Did I imply that popular cards didn't get reprinted? My point is that, as it stands, Raigeki has had plenty of printings and is still a $20 card. If it were made Unlimited, prices would soar unless it got reprinted into oblivion, which I can't see happening.

>Would you be willing to give examples of which XYZ decks you've seen be barely affected on Dueling Books?

Wish I could but I don't remember which ones specifically.

On a related note, when was the last time anyone used Polymerization?

Me literally 30 minutes ago.

Thank you, I fucking hate the constant stream of nostalgia fags.

Former player here. I quit mostly because I aged out of the places I had people to play with.

Looking at the game now, I do see a serious design problem with constantly introducing entire new TYPES of cards. Konami could stand to take a breath and really try to refine what they've already made.

Also they could take a page from the 2 or so untinted pages of WotC and try and reduce the overall number of lines of text on cards. Yugioh has always had a problem with trying to do big elaborate effects that have too much text, but I see more cards like that now than I did 6-7 years ago.

this guy gets it. Fuck it was only meant to support a 1-off 2-parter manga story; he put about as much effort into it as he did designing that nitro table hockey game.

This game can be fun, but in terms of long term viability, competitiveness, and design strength, its a game made by a comic book writer in like 3 hours competing in a genre invented by a PHD in Combinatorial Mathematics.

Ehh, I think their design philosophy is fine, if and only if they introduce a standard block rotation. There are currently so many cards in play that making a new card that supports something like frogs could break the game again. So we have a standard block, and we reprint all time favorites like they have been every few rotations. Take out the stupidity of link summoning, and tone things back in power down to Nekroz, Shaddoll, Qliphoth, BA block level or FireFist/ Mermail block, bring in some archetypes with flavor and we're golden

Interesting take. I'd at least pay attention to how things developed if they did some of these.

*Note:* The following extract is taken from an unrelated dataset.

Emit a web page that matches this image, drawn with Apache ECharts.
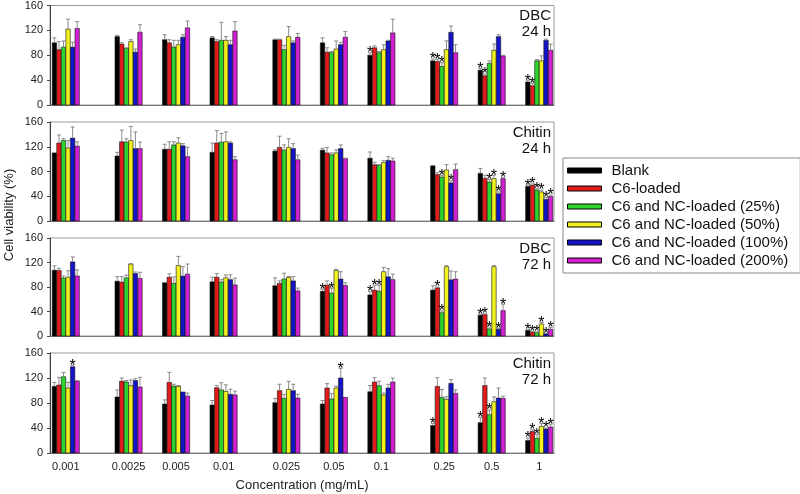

I still think it's bad form in general to have this much text of this small a font size on cards. The explanation of pendulum summoning isn't needed if the rules for pendulum cards are in the rulebook itself.

It's not that bad. I have the card irl, and I can read it just fine.

Those aren't the rukes for pendulum summoning...
Those are the effects of the card itself when it's in the pendulum zone and it's special summoning conditions for being a weird ass synchro pend and effects on its summon...
You don't play this game at all do you...

The question is, what sets would create the best YGO card pool?

And you're just being an ignorant fool who forgets the game hit a sweet spot back in 2004 where we had good cards and a fun meta while holding true to the original play style. We didn't need all this extra bullshit.

You sound like a old fogey complaining about how things were better when you were younger. Good job.

Fluffals need Poly because they rely on materials hitting the GY instead of the banished zone and Factory is once per turn.

My Phantasm Monarchs tribute al the time.
The deck produces salt when used properly.

If they just reworded it to specify the monsters you banish have to have been destroyed in battle

>back in 2004

I think you mean 2008-2009

Why aren't Yu-Gi-Oh threads active? Do they happen elsewhere? Is it finally dying?

...

we can only hope that it will lay down to rest soon.

I don't get this. I haven't played YGO since I was like 14, did they add a bunch of mechanics or something. Cause this seems totally over the top.

duel links is down the block kid

She's right, though. Double-duty card design like what we see with Five-separate-effects-and-a-condition-for-easier-summoning-paladin-kun directly contributes to the game's slippery slope of power creep.

>paladin
>power creep
try looking at the actual game

The key words in that post are "card design", user. Cards with multiple costless effects are inherently better than cards without. That leads to a trend of more cards with multiple effects, which is literally power creep even if competitive players still consider the cards trash.